Monday, July 13, 2009
Nelson, MN to Fergus Falls, MN
We rode on the trail for a long time and came across other bikers who encouraged us on our way.
First we met two Canadians who had been bike touring together for decades. One was from British Columbia, the other from Ontario, and they were on a tour from the west coast to the east coast. They really looked like they knew what they were doing, which made their encouragement and praise of us all the more impactful! They said we looked like we were seasoned and experienced, and did a great job of packing light. They liked our modified back racks (thanks, Mr. Reeves!) and were very encouraging (did I say that already?).

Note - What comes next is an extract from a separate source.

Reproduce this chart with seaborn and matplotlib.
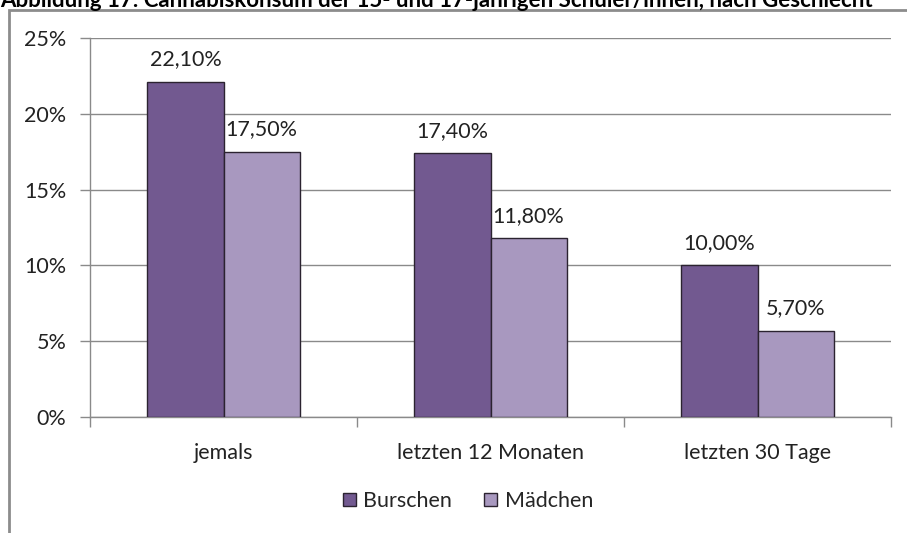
import numpy as np
import pandas as pd
import matplotlib
matplotlib.use("Agg")
import matplotlib.pyplot as plt
import seaborn as sns
from matplotlib.patches import Rectangle
from matplotlib.ticker import FuncFormatter, FixedLocator

categories = ["jemals", "letzten 12 Monaten", "letzten 30 Tage"]
groups = ["Burschen", "Mädchen"]
burschen = [0.221, 0.174, 0.100]
maedchen = [0.175, 0.118, 0.057]

df = pd.DataFrame({
    "Zeitraum": categories * 2,
    "Geschlecht": [groups[0]] * 3 + [groups[1]] * 3,
    "Anteil": burschen + maedchen,
})

sns.set_theme(style="white")
plt.rcParams["font.family"] = ["Lato", "DejaVu Sans"]

fig = plt.figure(figsize=(9.07, 5.33), dpi=100)
W, H = 907, 533
ax = fig.add_axes([90 / W, (H - 417) / H, 801 / W, 379 / H])

palette = {"Burschen": "#725990", "Mädchen": "#A898BF"}
sns.barplot(data=df, x="Zeitraum", y="Anteil", hue="Geschlecht", order=categories,
            hue_order=groups, palette=palette, width=0.57, gap=0, saturation=1,
            edgecolor="#2b2330", linewidth=1.0, ax=ax, zorder=3)

# Datenbeschriftung
for cont in ax.containers:
    ax.bar_label(cont, labels=[f"{v*100:.2f}%".replace(".", ",") for v in cont.datavalues],
                 padding=9, fontsize=15.5, color="#222222")

ax.set_xlim(-0.5, 2.5)
ax.set_ylim(0, 0.25)
ax.yaxis.set_major_locator(FixedLocator(np.arange(0, 0.26, 0.05)))
ax.yaxis.set_major_formatter(FuncFormatter(lambda v, p: f"{v*100:.0f}%"))
ax.grid(axis="y", color="#8a8a8a", linewidth=1, zorder=0)
ax.set_axisbelow(True)

ax.xaxis.set_minor_locator(FixedLocator([-0.5, 0.5, 1.5, 2.5]))
ax.tick_params(axis="x", which="major", length=0, pad=19, labelsize=15.5, labelcolor="#222222")
ax.tick_params(axis="x", which="minor", length=7, width=1, color="#8a8a8a", direction="out", bottom=True)
ax.tick_params(axis="y", which="major", length=7, width=1, color="#8a8a8a", direction="out", left=True,
               pad=10, labelsize=15.5, labelcolor="#222222")

for side in ["top", "right"]:
    ax.spines[side].set_visible(False)
for side in ["left", "bottom"]:
    ax.spines[side].set_color("#8a8a8a")
    ax.spines[side].set_linewidth(1)

ax.set_xlabel("")
ax.set_ylabel("")

ax.legend(loc="center", bbox_to_anchor=(468 / W, (H - 501) / H), bbox_transform=fig.transFigure,
          ncol=2, frameon=False, fontsize=15.5, handlelength=0.6, handleheight=0.6,
          handletextpad=0.35, columnspacing=1.5, borderpad=0)

# äußerer Diagrammrahmen
fig.patches.append(Rectangle((9 / W, -0.05), 1.0, 1 - 10 / H + 0.05, transform=fig.transFigure,
                             fill=False, edgecolor="#8c8c8c", linewidth=2))

fig.text(0.0, 1 - 7 / H, "Abbildung 17: Cannabiskonsum der 15- und 17-jährigen Schüler/innen, nach Geschlecht",
         fontsize=16, fontweight="bold", ha="left", va="baseline", color="black")

fig.savefig("out.png", dpi=100)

We also met this really cool biker family traveling from Spokane. Imagine traveling with two teenage girls. Right, but these girls rock. We had some funny conversations about killer grouse and whose trip had been harder into the wind and up hill. They’ve done about 1500 miles so far and are heading to Maine and will take the train back. We were very impressed with this family and their spirit of adventure!
The girls are blogging about their trip on kellyannerinbikestheusa.com and posted a picture of us on their site.
As the clouds continued to gather, the SSW wind continued to blow us toward the end of the Central Lakes Trail. As we found out later, and you already read about, wind from the S or SW might be a good thing if you’re traveling NW in Minnesota or North Dakota, but it also means that bad weather is coming! We made it to the end of the trail after passing a very stinky processing facility / wildlife management area (I didn’t really understand how those things went together) and then the trail just ended. No clear road or path or “welcome to Fergus Falls” at the end; it just ended. We were looking for a park at the end that was supposed to be relatively cheap and good to tent camp at, and it wasn’t there. We figured it must be the park we had passed a little over a mile back, so we turned around, back into the wind and backtracked a mile or so to DeLagoon Park.
The park was really beautiful, with a lake, wide open grassy areas, lots of trees, pavilions, etc, and hardly anyone was camping there. We said hi to a family as we picked a site, dumped our stuff, and refueled and planned for the evening and the coming rain. Pretty soon our neighbor came over and offered us some cold pop, knowing that we wouldn’t have ice or a cooler on our bikes! We set aside the soda for later and took a little exploratory walk over to the pavilion. It started to sprinkle a little bit, so we decided to go back to the campsite, pitch our tent, and move our bikes and the rest of our stuff under the pavilion, where we also planned to cook and eat dinner.
Amy bumped into the family again by the bathrooms, and asked them if they had change (we needed some to pay for the campsite in the drop box). They did, and so when we headed back to our campsite we walked back with them, and chatted about our trip and theirs. They quickly invited us over to their spot to share some drinks, snacks, and hang out, which we gladly accepted, and ended up hanging out and talking with them for a few hours. I can’t remember their names right now… maybe Amy will later, but if you guys are reading this, thank you so much for your hospitality and the good conversations! [Amy remembers their last name was Samcoff, strangely similar to Selikoff! The mom’s name was Crystal, and one of the two young boys’ names was Christian].
It didn’t rain overnight, though the radar showed green all over us (thus leading us to mistrust the radar, leading to poor decision making the following day). A great day full of new relationships with fellow travelers!